» **WRITTEN EXERCISE**: List all lines in the material below that contain "code".

====

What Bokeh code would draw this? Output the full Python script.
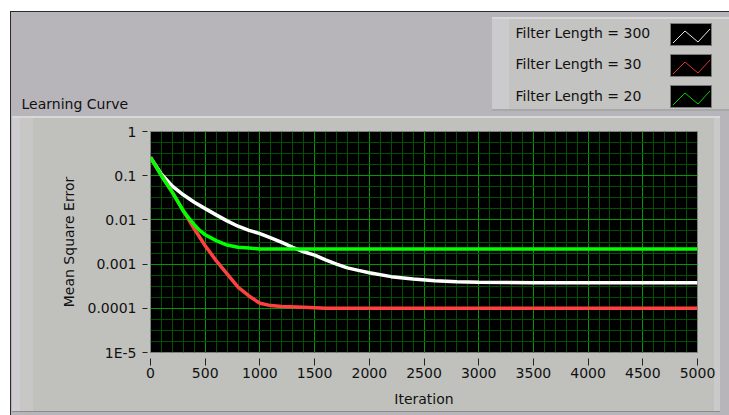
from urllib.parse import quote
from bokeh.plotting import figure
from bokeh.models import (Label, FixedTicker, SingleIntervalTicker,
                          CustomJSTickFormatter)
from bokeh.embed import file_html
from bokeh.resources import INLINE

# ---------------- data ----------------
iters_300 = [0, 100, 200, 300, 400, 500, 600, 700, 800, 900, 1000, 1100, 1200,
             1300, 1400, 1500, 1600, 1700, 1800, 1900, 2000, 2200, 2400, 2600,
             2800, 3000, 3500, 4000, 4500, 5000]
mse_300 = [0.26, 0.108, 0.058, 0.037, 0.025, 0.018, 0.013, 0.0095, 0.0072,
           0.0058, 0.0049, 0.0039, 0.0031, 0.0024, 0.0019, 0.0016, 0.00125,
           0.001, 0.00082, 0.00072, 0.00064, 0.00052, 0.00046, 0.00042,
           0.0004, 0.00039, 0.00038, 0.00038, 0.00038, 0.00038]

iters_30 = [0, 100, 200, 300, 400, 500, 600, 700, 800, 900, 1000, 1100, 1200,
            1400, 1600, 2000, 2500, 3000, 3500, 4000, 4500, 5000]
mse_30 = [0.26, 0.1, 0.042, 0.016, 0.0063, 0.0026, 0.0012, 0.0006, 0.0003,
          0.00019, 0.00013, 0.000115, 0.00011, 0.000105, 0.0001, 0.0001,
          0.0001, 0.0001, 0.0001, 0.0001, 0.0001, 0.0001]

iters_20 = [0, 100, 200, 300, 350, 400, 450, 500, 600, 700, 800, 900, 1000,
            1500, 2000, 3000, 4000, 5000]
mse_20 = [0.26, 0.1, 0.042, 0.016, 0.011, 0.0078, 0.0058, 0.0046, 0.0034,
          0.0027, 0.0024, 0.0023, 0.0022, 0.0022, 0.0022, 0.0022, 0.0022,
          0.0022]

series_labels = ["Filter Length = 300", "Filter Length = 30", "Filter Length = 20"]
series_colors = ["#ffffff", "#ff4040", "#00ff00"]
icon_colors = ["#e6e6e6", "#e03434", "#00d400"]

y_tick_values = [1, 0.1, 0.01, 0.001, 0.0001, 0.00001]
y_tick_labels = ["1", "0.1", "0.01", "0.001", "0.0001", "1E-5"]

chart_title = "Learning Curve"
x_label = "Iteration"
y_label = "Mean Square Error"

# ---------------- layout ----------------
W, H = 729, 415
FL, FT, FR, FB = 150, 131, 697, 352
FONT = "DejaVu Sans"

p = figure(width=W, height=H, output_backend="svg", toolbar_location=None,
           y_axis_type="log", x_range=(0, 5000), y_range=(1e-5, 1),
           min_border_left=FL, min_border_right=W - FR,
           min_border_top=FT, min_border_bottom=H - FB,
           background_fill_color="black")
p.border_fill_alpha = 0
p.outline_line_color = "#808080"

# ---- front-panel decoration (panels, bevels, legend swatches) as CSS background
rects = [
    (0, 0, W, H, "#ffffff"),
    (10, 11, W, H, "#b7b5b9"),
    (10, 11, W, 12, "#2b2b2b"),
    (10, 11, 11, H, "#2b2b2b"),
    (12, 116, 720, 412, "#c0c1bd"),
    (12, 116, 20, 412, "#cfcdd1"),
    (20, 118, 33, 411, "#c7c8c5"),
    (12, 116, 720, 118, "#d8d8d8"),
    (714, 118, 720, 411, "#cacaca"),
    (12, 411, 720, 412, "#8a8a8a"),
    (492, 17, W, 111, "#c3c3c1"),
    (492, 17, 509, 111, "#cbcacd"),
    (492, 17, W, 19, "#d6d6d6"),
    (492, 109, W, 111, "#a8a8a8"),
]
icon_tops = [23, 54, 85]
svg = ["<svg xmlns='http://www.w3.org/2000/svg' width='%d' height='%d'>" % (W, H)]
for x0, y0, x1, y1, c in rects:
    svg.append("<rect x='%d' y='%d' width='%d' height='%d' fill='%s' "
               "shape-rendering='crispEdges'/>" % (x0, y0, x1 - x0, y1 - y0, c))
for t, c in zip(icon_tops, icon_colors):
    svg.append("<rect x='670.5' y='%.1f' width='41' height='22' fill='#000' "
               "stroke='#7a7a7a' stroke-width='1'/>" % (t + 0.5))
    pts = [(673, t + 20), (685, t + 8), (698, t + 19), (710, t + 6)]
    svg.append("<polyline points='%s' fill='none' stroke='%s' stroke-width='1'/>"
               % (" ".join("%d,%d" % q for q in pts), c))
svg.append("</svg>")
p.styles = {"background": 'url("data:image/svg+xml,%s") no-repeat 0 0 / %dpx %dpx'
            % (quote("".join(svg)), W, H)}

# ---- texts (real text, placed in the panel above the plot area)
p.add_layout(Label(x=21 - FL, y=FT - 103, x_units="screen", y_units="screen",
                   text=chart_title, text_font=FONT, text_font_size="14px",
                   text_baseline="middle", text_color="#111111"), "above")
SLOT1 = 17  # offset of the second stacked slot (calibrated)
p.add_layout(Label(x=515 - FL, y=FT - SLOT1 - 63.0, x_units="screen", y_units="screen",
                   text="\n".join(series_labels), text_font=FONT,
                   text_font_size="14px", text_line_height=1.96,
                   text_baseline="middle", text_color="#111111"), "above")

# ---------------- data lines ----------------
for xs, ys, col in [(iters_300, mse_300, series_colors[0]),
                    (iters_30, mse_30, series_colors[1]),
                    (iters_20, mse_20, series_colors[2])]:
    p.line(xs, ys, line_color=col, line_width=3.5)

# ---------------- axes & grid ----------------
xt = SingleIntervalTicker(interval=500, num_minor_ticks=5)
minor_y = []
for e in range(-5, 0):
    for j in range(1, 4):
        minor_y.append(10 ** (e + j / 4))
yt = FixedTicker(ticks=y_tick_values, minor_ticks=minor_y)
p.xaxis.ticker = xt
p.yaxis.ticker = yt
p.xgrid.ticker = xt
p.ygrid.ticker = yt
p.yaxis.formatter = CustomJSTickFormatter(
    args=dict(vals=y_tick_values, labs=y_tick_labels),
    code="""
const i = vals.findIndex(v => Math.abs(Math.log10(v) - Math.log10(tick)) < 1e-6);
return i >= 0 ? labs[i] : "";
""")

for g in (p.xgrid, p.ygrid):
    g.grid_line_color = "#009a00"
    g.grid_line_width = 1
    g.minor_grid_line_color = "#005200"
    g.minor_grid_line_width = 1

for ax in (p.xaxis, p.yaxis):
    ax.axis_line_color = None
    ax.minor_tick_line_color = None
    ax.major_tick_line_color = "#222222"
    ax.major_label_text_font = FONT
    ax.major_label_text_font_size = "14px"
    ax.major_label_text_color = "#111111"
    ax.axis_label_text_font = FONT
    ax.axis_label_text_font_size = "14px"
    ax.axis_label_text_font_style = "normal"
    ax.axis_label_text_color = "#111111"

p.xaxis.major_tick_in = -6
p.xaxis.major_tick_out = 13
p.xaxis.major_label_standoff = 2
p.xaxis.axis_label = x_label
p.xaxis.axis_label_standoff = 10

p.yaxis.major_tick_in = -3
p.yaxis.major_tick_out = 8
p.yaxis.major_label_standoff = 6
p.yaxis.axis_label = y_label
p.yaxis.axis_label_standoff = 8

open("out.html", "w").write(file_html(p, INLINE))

====

» **EXPECTED OUTPUT**:
What Bokeh code would draw this? Output the full Python script.
    code="""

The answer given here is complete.